Other citizens, however, may see their 2nd, 3rd, 4th preferences influencing the outcome. Someone who votes for the Monster Raving Loony Party as number 1, for example, will then have their ballot looked at more closely, and the subtlety of their political opinion registered. Why should anybody else (no matter what their political opinion) have their range of opinion taken into account, and yours not?
That is not fair.
Yes First Past the Post is crap, but so is AV.
At least with FPTP we have equality of crap.
VOTE NO TO AV.

Reading it back, I'm quite embarrassed by how campaign-speech it is (I use all the tricks for ‘argumentative writing’ we learned in GCSE English language). I was, I think you can tell, frustrated that the 'No' campaign didn't seem to be making this quite crucial argument; a crucial element of the ‘fairness’ debate that was left out of most campaign literature, as far as I could tell.

After I posted it, I was ‘blown away’, as they say, by the response: nearly 30 comments from friends (most of them derogatory, admittedly); several people I very rarely speak to 'sharing' it on their profile; people bringing it up at work; referencing it in blogs, on twitter.

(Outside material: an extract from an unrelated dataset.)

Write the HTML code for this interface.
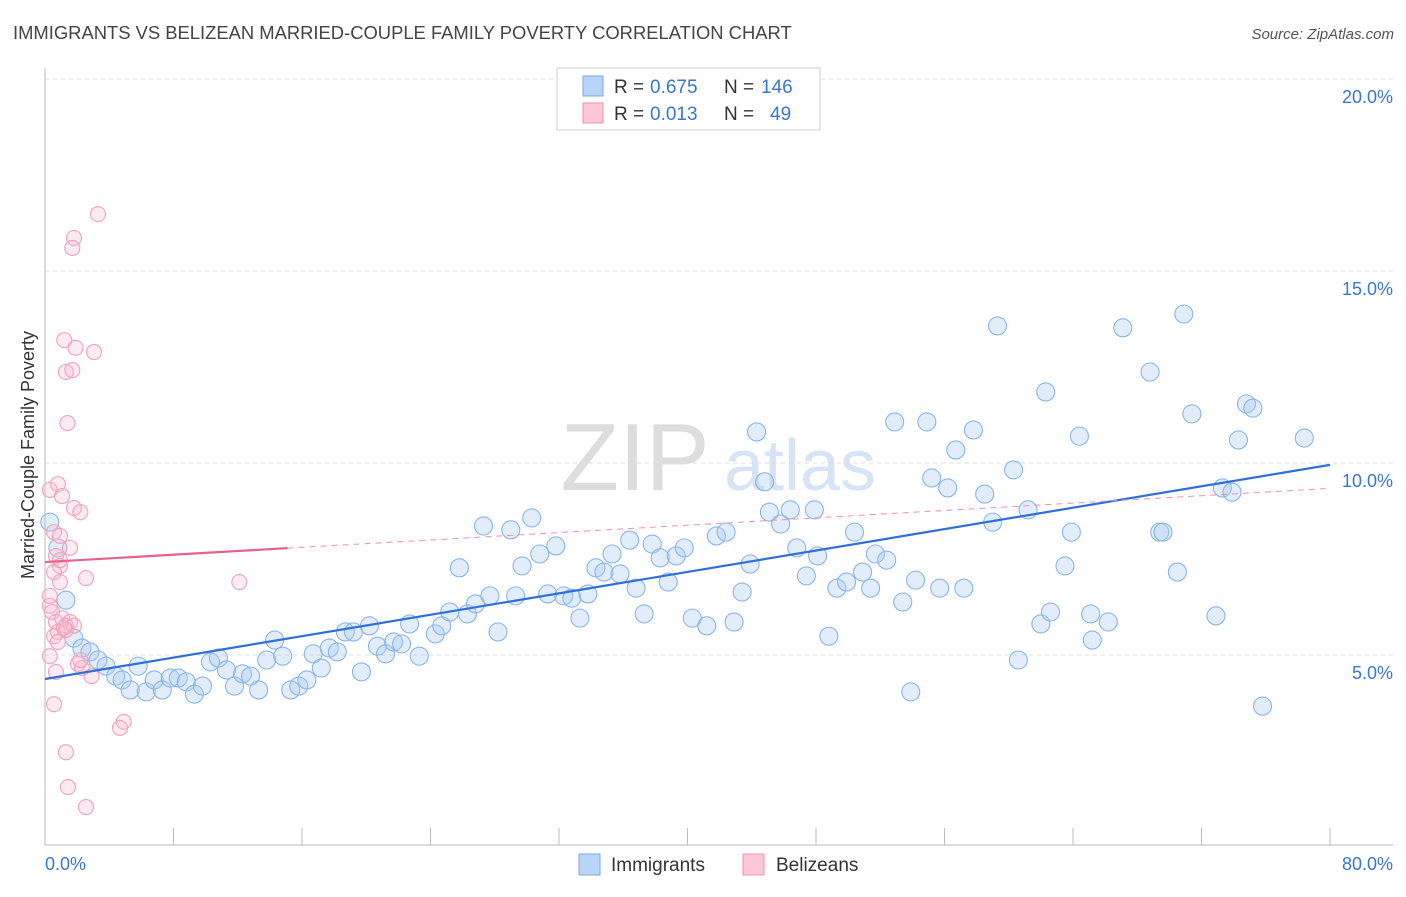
<!DOCTYPE html>
<html><head><meta charset="utf-8"><style>
body{margin:0;background:#fff;font-family:"Liberation Sans",sans-serif}
svg text{font-family:"Liberation Sans",sans-serif}
</style></head><body>
<svg id="c" width="1406" height="892">
<text x="13" y="39" font-size="18.4" fill="#444">IMMIGRANTS VS BELIZEAN MARRIED-COUPLE FAMILY POVERTY CORRELATION CHART</text>
<text x="1394" y="39" font-size="15" fill="#555" font-style="italic" text-anchor="end">Source: ZipAtlas.com</text>
<g><text x="635" y="490" font-size="96" fill="#ddd" font-family="Liberation Serif" text-anchor="middle">ZIP</text><text x="800" y="490" font-size="72" fill="#d6e4f5" text-anchor="middle">atlas</text></g>
<g id="grid"></g><g id="pts"></g><g id="lines"></g>
<text transform="translate(34,455) rotate(-90)" font-size="18" fill="#333" text-anchor="middle">Married-Couple Family Poverty</text>
<g>
<rect x="557" y="68" width="263" height="62" fill="#fff" stroke="#ccc"/>
<rect x="583" y="76" width="20" height="20" fill="#b8d4f8" stroke="#7aa8e0"/>
<text x="614" y="93" font-size="19" fill="#333">R =</text><text x="650" y="93" font-size="19" fill="#3a76d0">0.675</text>
<text x="724" y="93" font-size="19" fill="#333">N =</text><text x="761" y="93" font-size="19" fill="#3a76d0">146</text>
<rect x="583" y="103" width="20" height="20" fill="#fcc8d8" stroke="#f090b0"/>
<text x="614" y="120" font-size="19" fill="#333">R =</text><text x="650" y="120" font-size="19" fill="#3a76d0">0.013</text>
<text x="724" y="120" font-size="19" fill="#333">N =</text><text x="770" y="120" font-size="19" fill="#3a76d0">49</text>
</g>
<g>
<rect x="579" y="854" width="21" height="21" fill="#b8d4f8" stroke="#7aa8e0"/>
<text x="611" y="871" font-size="19" fill="#333">Immigrants</text>
<rect x="743" y="854" width="21" height="21" fill="#fcc8d8" stroke="#f090b0"/>
<text x="776" y="871" font-size="19" fill="#333">Belizeans</text>
</g>
</svg>
<script>
const yTicks=[5,10,15,20];
const yTickLabels=["5.0%","10.0%","15.0%","20.0%"];
const xTickVals=[0,8,16,24,32,40,48,56,64,72,80];
const xLabels=["0.0%","80.0%"];
const blueX=[0.3,0.8,1.3,1.8,2.3,2.8,3.3,3.8,4.4,4.8,5.3,5.8,6.3,6.8,7.3,7.8,8.3,8.8,9.3,9.8,10.3,10.8,11.3,11.8,12.3,12.8,13.3,13.8,14.3,14.8,15.3,15.8,16.3,16.7,17.2,17.7,18.2,18.7,19.2,19.7,20.2,20.7,21.2,21.7,22.2,22.7,23.3,24.3,24.7,25.2,25.8,26.3,26.8,27.3,27.7,28.2,29.0,29.3,29.7,30.3,30.8,31.3,31.8,32.3,32.8,33.3,33.8,34.3,34.8,35.3,35.8,36.4,36.8,37.3,37.8,38.3,38.8,39.3,39.8,40.3,41.2,41.8,42.4,42.9,43.4,43.9,44.3,44.8,45.1,45.8,46.4,46.8,47.4,47.9,48.1,48.8,49.3,49.9,50.4,50.9,51.4,51.7,52.4,52.9,53.4,53.9,54.2,54.9,55.2,55.7,56.2,56.7,57.2,57.8,58.5,59.0,59.3,60.3,60.6,61.2,62.0,62.3,62.6,63.5,63.9,64.4,65.1,65.2,66.2,67.1,68.8,69.4,69.6,70.5,70.9,71.4,72.9,73.3,73.9,74.3,74.8,75.2,75.8,78.4];
const blueY=[8.46,7.79,6.43,5.44,5.18,5.08,4.87,4.71,4.45,4.35,4.09,4.71,4.04,4.35,4.09,4.40,4.40,4.30,3.98,4.19,4.82,4.92,4.61,4.19,4.51,4.45,4.09,4.87,5.39,4.97,4.09,4.19,4.35,5.03,4.66,5.18,5.08,5.60,5.60,4.56,5.76,5.23,5.03,5.34,5.29,5.81,4.97,5.55,5.76,6.12,7.27,6.07,6.33,8.36,6.54,5.60,8.26,6.54,7.32,8.57,7.63,6.59,7.84,6.54,6.48,5.96,6.59,7.27,7.16,7.63,7.11,7.99,6.74,6.07,7.89,7.53,6.90,7.58,7.79,5.96,5.76,8.10,8.20,5.86,6.64,7.37,10.81,9.51,8.72,8.41,8.78,7.79,7.06,8.78,7.58,5.49,6.74,6.90,8.20,7.16,6.74,7.63,7.47,11.07,6.38,4.04,6.95,11.07,9.61,6.74,9.35,10.34,6.74,10.86,9.19,8.46,13.57,9.82,4.87,8.78,5.81,11.85,6.12,7.32,8.20,10.70,6.07,5.39,5.86,13.52,12.37,8.20,8.20,7.16,13.88,11.28,6.02,9.35,9.24,10.60,11.54,11.43,3.67,10.65];
const pinkX=[3.3,1.8,1.7,1.2,1.9,3.05,1.3,1.7,1.4,0.8,1.06,0.3,1.8,2.2,0.56,0.93,1.56,0.68,0.93,0.56,2.55,0.93,12.1,0.3,0.44,0.68,1.06,1.56,1.3,1.8,0.8,1.3,0.56,0.8,0.3,2.05,2.3,2.9,0.68,0.56,4.9,4.67,1.3,1.43,2.55,0.3,0.93,1.18,2.2];
const pinkY=[16.48,15.86,15.6,13.2,13.0,12.89,12.37,12.42,11.04,9.45,9.14,9.3,8.83,8.72,8.2,8.1,7.79,7.58,7.32,7.16,7.0,6.9,6.9,6.28,6.12,5.86,5.96,5.86,5.76,5.76,5.6,5.65,5.49,5.34,4.97,4.77,4.66,4.45,4.56,3.72,3.26,3.1,2.47,1.56,1.04,6.54,7.47,5.7,4.87];
const blueTrend=[4.375,0.0697];
const pinkTrend=[7.42,0.0240];
const NS="http://www.w3.org/2000/svg";
const X0=45,X1=1330,Y0=847,PXY=38.4;
const sx=v=>X0+(X1-X0)*v/80, sy=v=>Y0-v*PXY;
function mk(t,a,p){const e=document.createElementNS(NS,t);for(const k in a)e.setAttribute(k,a[k]);p.appendChild(e);return e;}
const g=document.getElementById('grid');
yTicks.forEach((v,i)=>{
 const l=mk('line',{x1:45,x2:1393,y1:sy(v),y2:sy(v),stroke:'#ddd','stroke-dasharray':'4,4'},g);
 
 
 const t=mk('text',{x:1393,y:sy(v)+24,'font-size':18,fill:'#3a76d0','text-anchor':'end'},g);
 t.textContent=yTickLabels[i];
 
 
});
const ax=mk('line',{x1:45,x2:45,y1:68,y2:845,stroke:'#bbb'},g);


const bx=mk('line',{x1:45,x2:1393,y1:845,y2:845,stroke:'#bbb'},g);


xTickVals.forEach(v=>{
 const t=mk('line',{x1:sx(v),x2:sx(v),y1:828,y2:845,stroke:'#bbb'},g);
 
 
});
[[0,'start'],[80,'end']].forEach((a,i)=>{
 const t=mk('text',{x:i?1393:45,y:870,'font-size':18,fill:'#3a76d0','text-anchor':a[1]},g);
 t.textContent=xLabels[i];
 
 
});
const p=document.getElementById('pts');
blueX.forEach((v,i)=>{
 const c=mk('circle',{cx:sx(v),cy:sy(blueY[i]),r:9,fill:'rgba(170,202,242,0.35)',stroke:'#8ab4e8','stroke-width':1.1},p);
 
 
});
pinkX.forEach((v,i)=>{
 const c=mk('circle',{cx:sx(v),cy:sy(pinkY[i]),r:7.5,fill:'rgba(250,190,208,0.3)',stroke:'#f3a0bc','stroke-width':1.1},p);
 
 
});
const L=document.getElementById('lines');
const b=mk('line',{x1:sx(0),y1:sy(blueTrend[0]),x2:sx(80),y2:sy(blueTrend[0]+80*blueTrend[1]),stroke:'#2f6fd8','stroke-width':2.2},L);


const pe=15.1;
const pd=mk('line',{x1:sx(pe),y1:sy(pinkTrend[0]+pe*pinkTrend[1]),x2:sx(80),y2:sy(pinkTrend[0]+80*pinkTrend[1]),stroke:'#f090b0','stroke-width':1,'stroke-dasharray':'6,5'},L);


const ps=mk('line',{x1:sx(0),y1:sy(pinkTrend[0]),x2:sx(pe),y2:sy(pinkTrend[0]+pe*pinkTrend[1]),stroke:'#e8608c','stroke-width':2.2},L);


</script>
</body></html>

How cool to think that I had sparked debate across social medialand! Perhaps the time had come to use my own time to put finger to keyboard, allowing my friends to read my opinions when they had time or inclination to*.

So, that's why I'm writing this blog. One: because people seem to have some kind of reaction to what I say and two: to try and put to bed my secret ambition to write a novel.

*NB I desperately hope that any friends reading this don't misunderstand me – please don’t stop trying to put the world to rights with me in pubs, restaurants, and front rooms. It is perhaps my greatest pleasure, I just don’t want to fill all your time with it.